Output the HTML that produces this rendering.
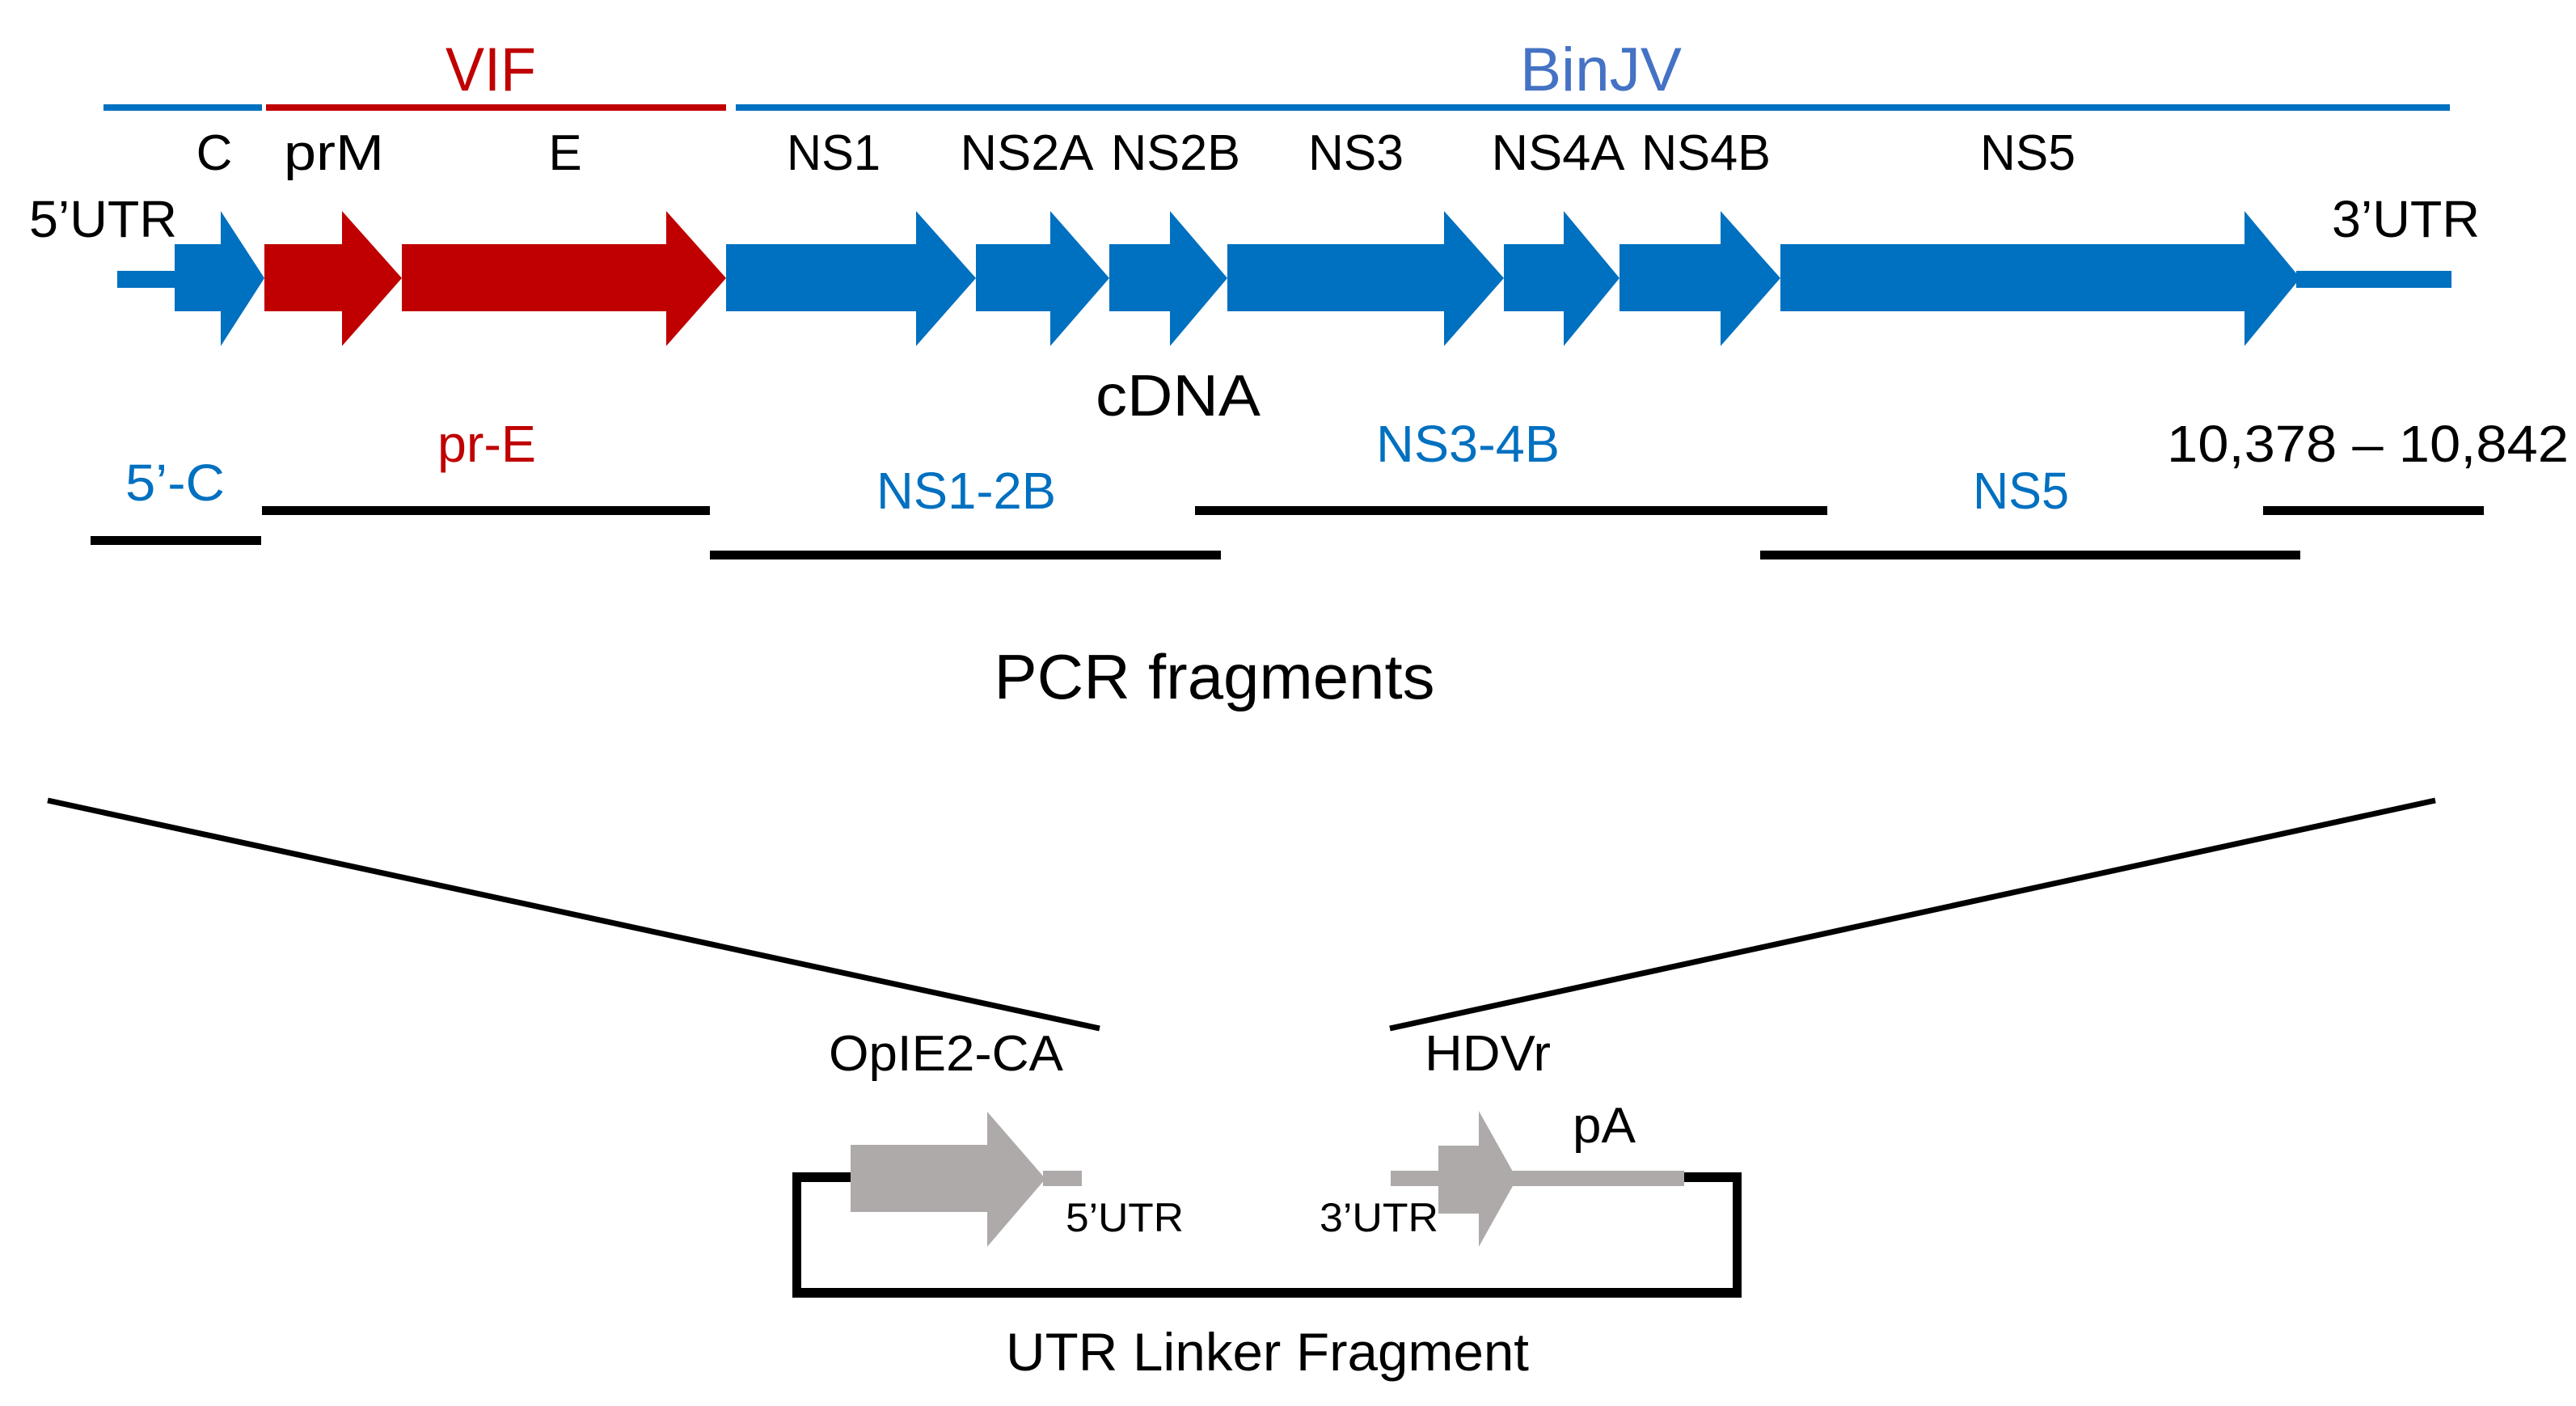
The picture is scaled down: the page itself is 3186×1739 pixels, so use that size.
<!DOCTYPE html>
<html><head><meta charset="utf-8"><style>
html,body{margin:0;padding:0;background:#fff}
svg{display:block}
text{font-family:"Liberation Sans",sans-serif}
</style></head><body>
<svg width="3186" height="1739" viewBox="0 0 3186 1739" xmlns="http://www.w3.org/2000/svg">
<rect width="3186" height="1739" fill="#fff"/>
<!-- top bars -->
<rect x="128" y="129" width="196" height="8" fill="#0070C0"/>
<rect x="329" y="129" width="569" height="8" fill="#C00000"/>
<rect x="910" y="129" width="2120" height="8" fill="#0070C0"/>
<text x="607" y="112" font-size="76" fill="#C00000" text-anchor="middle" textLength="112" lengthAdjust="spacingAndGlyphs">VIF</text>
<text x="1980" y="112" font-size="76" fill="#4472C4" text-anchor="middle" textLength="200" lengthAdjust="spacingAndGlyphs">BinJV</text>
<!-- gene labels -->
<g font-size="62" fill="#000" text-anchor="middle">
<text x="265" y="210">C</text>
<text x="413" y="210" textLength="124" lengthAdjust="spacingAndGlyphs">prM</text>
<text x="699" y="210">E</text>
<text x="1031" y="210" textLength="116" lengthAdjust="spacingAndGlyphs">NS1</text>
<text x="1270" y="210" textLength="165" lengthAdjust="spacingAndGlyphs">NS2A</text>
<text x="1454" y="210" textLength="160" lengthAdjust="spacingAndGlyphs">NS2B</text>
<text x="1677" y="210" textLength="118" lengthAdjust="spacingAndGlyphs">NS3</text>
<text x="1927" y="210" textLength="165" lengthAdjust="spacingAndGlyphs">NS4A</text>
<text x="2110" y="210" textLength="160" lengthAdjust="spacingAndGlyphs">NS4B</text>
<text x="2508" y="210" textLength="118" lengthAdjust="spacingAndGlyphs">NS5</text>
</g>
<text x="36" y="293" font-size="64" textLength="183" lengthAdjust="spacingAndGlyphs">5’UTR</text>
<text x="2884" y="293" font-size="64" textLength="183" lengthAdjust="spacingAndGlyphs">3’UTR</text>
<!-- genome arrows -->
<rect x="145" y="335" width="75" height="21" fill="#0070C0"/>
<rect x="2840" y="335" width="192" height="21" fill="#0070C0"/>
<g>
<polygon fill="#0070C0" points="216,302 273,302 273,261 327,344 273,428 273,385 216,385"/>
<polygon fill="#C00000" points="327,302 423,302 423,261 497,344 423,428 423,385 327,385"/>
<polygon fill="#C00000" points="497,302 824,302 824,261 898,344 824,428 824,385 497,385"/>
<polygon fill="#0070C0" points="898,302 1133,302 1133,261 1207,344 1133,428 1133,385 898,385"/>
<polygon fill="#0070C0" points="1207,302 1299,302 1299,261 1372,344 1299,428 1299,385 1207,385"/>
<polygon fill="#0070C0" points="1372,302 1447,302 1447,261 1518,344 1447,428 1447,385 1372,385"/>
<polygon fill="#0070C0" points="1518,302 1786,302 1786,261 1860,344 1786,428 1786,385 1518,385"/>
<polygon fill="#0070C0" points="1860,302 1934,302 1934,261 2003,344 1934,428 1934,385 1860,385"/>
<polygon fill="#0070C0" points="2003,302 2128,302 2128,261 2202,344 2128,428 2128,385 2003,385"/>
<polygon fill="#0070C0" points="2202,302 2776,302 2776,261 2845,344 2776,428 2776,385 2202,385"/>
</g>
<text x="1457" y="514" font-size="72" text-anchor="middle" textLength="204" lengthAdjust="spacingAndGlyphs">cDNA</text>
<!-- fragments -->
<g font-size="64">
<text x="155" y="619" fill="#0070C0" textLength="123" lengthAdjust="spacingAndGlyphs">5’-C</text>
<text x="541" y="571" fill="#C00000" textLength="122" lengthAdjust="spacingAndGlyphs">pr-E</text>
<text x="1084" y="629" fill="#0070C0" textLength="222" lengthAdjust="spacingAndGlyphs">NS1-2B</text>
<text x="1702" y="571" fill="#0070C0" textLength="227" lengthAdjust="spacingAndGlyphs">NS3-4B</text>
<text x="2440" y="629" fill="#0070C0" textLength="119" lengthAdjust="spacingAndGlyphs">NS5</text>
<text x="2680" y="571" fill="#000" textLength="497" lengthAdjust="spacingAndGlyphs">10,378 – 10,842</text>
</g>
<g fill="#000">
<rect x="112" y="663" width="211" height="11"/>
<rect x="324" y="626" width="554" height="11"/>
<rect x="878" y="681" width="632" height="11"/>
<rect x="1478" y="626" width="782" height="11"/>
<rect x="2177" y="681" width="668" height="11"/>
<rect x="2799" y="626" width="273" height="11"/>
</g>
<text x="1502" y="864" font-size="78" text-anchor="middle" textLength="545" lengthAdjust="spacingAndGlyphs">PCR fragments</text>
<!-- diagonals -->
<line x1="59" y1="990" x2="1360" y2="1272" stroke="#000" stroke-width="7"/>
<line x1="1719" y1="1272" x2="3012" y2="990" stroke="#000" stroke-width="7"/>
<text x="1025" y="1324" font-size="62" textLength="290" lengthAdjust="spacingAndGlyphs">OpIE2-CA</text>
<text x="1762" y="1324" font-size="62" textLength="156" lengthAdjust="spacingAndGlyphs">HDVr</text>
<!-- linker box -->
<g fill="#000">
<rect x="980" y="1450" width="74" height="12"/>
<rect x="2081" y="1450" width="73" height="12"/>
<rect x="980" y="1450" width="11" height="154"/>
<rect x="2143" y="1450" width="11" height="154"/>
<rect x="980" y="1593" width="174" height="12"/>
<rect x="980" y="1593" width="1174" height="12"/>
</g>
<g fill="#AEAAAA">
<polygon points="1052,1416 1221,1416 1221,1375 1293,1458 1221,1542 1221,1499 1052,1499"/>
<rect x="1290" y="1448" width="48" height="19"/>
<rect x="1720" y="1448" width="62" height="19"/>
<polygon points="1779,1417 1829,1417 1829,1374 1876,1458 1829,1542 1829,1501 1779,1501"/>
<rect x="1870" y="1448" width="213" height="19"/>
</g>
<text x="1318" y="1523" font-size="50" textLength="146" lengthAdjust="spacingAndGlyphs">5’UTR</text>
<text x="1632" y="1523" font-size="50" textLength="147" lengthAdjust="spacingAndGlyphs">3’UTR</text>
<text x="1945" y="1413" font-size="62" textLength="78" lengthAdjust="spacingAndGlyphs">pA</text>
<text x="1244" y="1695" font-size="66" textLength="647" lengthAdjust="spacingAndGlyphs">UTR Linker Fragment</text>
</svg>
</body></html>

§ **Request**
Without the pictures, retype the whole of the material above exactly.

§ **Written response**
Output the HTML that produces this rendering.
The picture is scaled down: the page itself is 3186×1739 pixels, so use that size.
<!DOCTYPE html>
<html><head><meta charset="utf-8"><style>
html,body{margin:0;padding:0;background:#fff}
svg{display:block}
text{font-family:"Liberation Sans",sans-serif}
</style></head><body>
<svg width="3186" height="1739" viewBox="0 0 3186 1739" xmlns="http://www.w3.org/2000/svg">
<rect width="3186" height="1739" fill="#fff"/>
<!-- top bars -->
<rect x="128" y="129" width="196" height="8" fill="#0070C0"/>
<rect x="329" y="129" width="569" height="8" fill="#C00000"/>
<rect x="910" y="129" width="2120" height="8" fill="#0070C0"/>
<text x="607" y="112" font-size="76" fill="#C00000" text-anchor="middle" textLength="112" lengthAdjust="spacingAndGlyphs">VIF</text>
<text x="1980" y="112" font-size="76" fill="#4472C4" text-anchor="middle" textLength="200" lengthAdjust="spacingAndGlyphs">BinJV</text>
<!-- gene labels -->
<g font-size="62" fill="#000" text-anchor="middle">
<text x="265" y="210">C</text>
<text x="413" y="210" textLength="124" lengthAdjust="spacingAndGlyphs">prM</text>
<text x="699" y="210">E</text>
<text x="1031" y="210" textLength="116" lengthAdjust="spacingAndGlyphs">NS1</text>
<text x="1270" y="210" textLength="165" lengthAdjust="spacingAndGlyphs">NS2A</text>
<text x="1454" y="210" textLength="160" lengthAdjust="spacingAndGlyphs">NS2B</text>
<text x="1677" y="210" textLength="118" lengthAdjust="spacingAndGlyphs">NS3</text>
<text x="1927" y="210" textLength="165" lengthAdjust="spacingAndGlyphs">NS4A</text>
<text x="2110" y="210" textLength="160" lengthAdjust="spacingAndGlyphs">NS4B</text>
<text x="2508" y="210" textLength="118" lengthAdjust="spacingAndGlyphs">NS5</text>
</g>
<text x="36" y="293" font-size="64" textLength="183" lengthAdjust="spacingAndGlyphs">5’UTR</text>
<text x="2884" y="293" font-size="64" textLength="183" lengthAdjust="spacingAndGlyphs">3’UTR</text>
<!-- genome arrows -->
<rect x="145" y="335" width="75" height="21" fill="#0070C0"/>
<rect x="2840" y="335" width="192" height="21" fill="#0070C0"/>
<g>
<polygon fill="#0070C0" points="216,302 273,302 273,261 327,344 273,428 273,385 216,385"/>
<polygon fill="#C00000" points="327,302 423,302 423,261 497,344 423,428 423,385 327,385"/>
<polygon fill="#C00000" points="497,302 824,302 824,261 898,344 824,428 824,385 497,385"/>
<polygon fill="#0070C0" points="898,302 1133,302 1133,261 1207,344 1133,428 1133,385 898,385"/>
<polygon fill="#0070C0" points="1207,302 1299,302 1299,261 1372,344 1299,428 1299,385 1207,385"/>
<polygon fill="#0070C0" points="1372,302 1447,302 1447,261 1518,344 1447,428 1447,385 1372,385"/>
<polygon fill="#0070C0" points="1518,302 1786,302 1786,261 1860,344 1786,428 1786,385 1518,385"/>
<polygon fill="#0070C0" points="1860,302 1934,302 1934,261 2003,344 1934,428 1934,385 1860,385"/>
<polygon fill="#0070C0" points="2003,302 2128,302 2128,261 2202,344 2128,428 2128,385 2003,385"/>
<polygon fill="#0070C0" points="2202,302 2776,302 2776,261 2845,344 2776,428 2776,385 2202,385"/>
</g>
<text x="1457" y="514" font-size="72" text-anchor="middle" textLength="204" lengthAdjust="spacingAndGlyphs">cDNA</text>
<!-- fragments -->
<g font-size="64">
<text x="155" y="619" fill="#0070C0" textLength="123" lengthAdjust="spacingAndGlyphs">5’-C</text>
<text x="541" y="571" fill="#C00000" textLength="122" lengthAdjust="spacingAndGlyphs">pr-E</text>
<text x="1084" y="629" fill="#0070C0" textLength="222" lengthAdjust="spacingAndGlyphs">NS1-2B</text>
<text x="1702" y="571" fill="#0070C0" textLength="227" lengthAdjust="spacingAndGlyphs">NS3-4B</text>
<text x="2440" y="629" fill="#0070C0" textLength="119" lengthAdjust="spacingAndGlyphs">NS5</text>
<text x="2680" y="571" fill="#000" textLength="497" lengthAdjust="spacingAndGlyphs">10,378 – 10,842</text>
</g>
<g fill="#000">
<rect x="112" y="663" width="211" height="11"/>
<rect x="324" y="626" width="554" height="11"/>
<rect x="878" y="681" width="632" height="11"/>
<rect x="1478" y="626" width="782" height="11"/>
<rect x="2177" y="681" width="668" height="11"/>
<rect x="2799" y="626" width="273" height="11"/>
</g>
<text x="1502" y="864" font-size="78" text-anchor="middle" textLength="545" lengthAdjust="spacingAndGlyphs">PCR fragments</text>
<!-- diagonals -->
<line x1="59" y1="990" x2="1360" y2="1272" stroke="#000" stroke-width="7"/>
<line x1="1719" y1="1272" x2="3012" y2="990" stroke="#000" stroke-width="7"/>
<text x="1025" y="1324" font-size="62" textLength="290" lengthAdjust="spacingAndGlyphs">OpIE2-CA</text>
<text x="1762" y="1324" font-size="62" textLength="156" lengthAdjust="spacingAndGlyphs">HDVr</text>
<!-- linker box -->
<g fill="#000">
<rect x="980" y="1450" width="74" height="12"/>
<rect x="2081" y="1450" width="73" height="12"/>
<rect x="980" y="1450" width="11" height="154"/>
<rect x="2143" y="1450" width="11" height="154"/>
<rect x="980" y="1593" width="174" height="12"/>
<rect x="980" y="1593" width="1174" height="12"/>
</g>
<g fill="#AEAAAA">
<polygon points="1052,1416 1221,1416 1221,1375 1293,1458 1221,1542 1221,1499 1052,1499"/>
<rect x="1290" y="1448" width="48" height="19"/>
<rect x="1720" y="1448" width="62" height="19"/>
<polygon points="1779,1417 1829,1417 1829,1374 1876,1458 1829,1542 1829,1501 1779,1501"/>
<rect x="1870" y="1448" width="213" height="19"/>
</g>
<text x="1318" y="1523" font-size="50" textLength="146" lengthAdjust="spacingAndGlyphs">5’UTR</text>
<text x="1632" y="1523" font-size="50" textLength="147" lengthAdjust="spacingAndGlyphs">3’UTR</text>
<text x="1945" y="1413" font-size="62" textLength="78" lengthAdjust="spacingAndGlyphs">pA</text>
<text x="1244" y="1695" font-size="66" textLength="647" lengthAdjust="spacingAndGlyphs">UTR Linker Fragment</text>
</svg>
</body></html>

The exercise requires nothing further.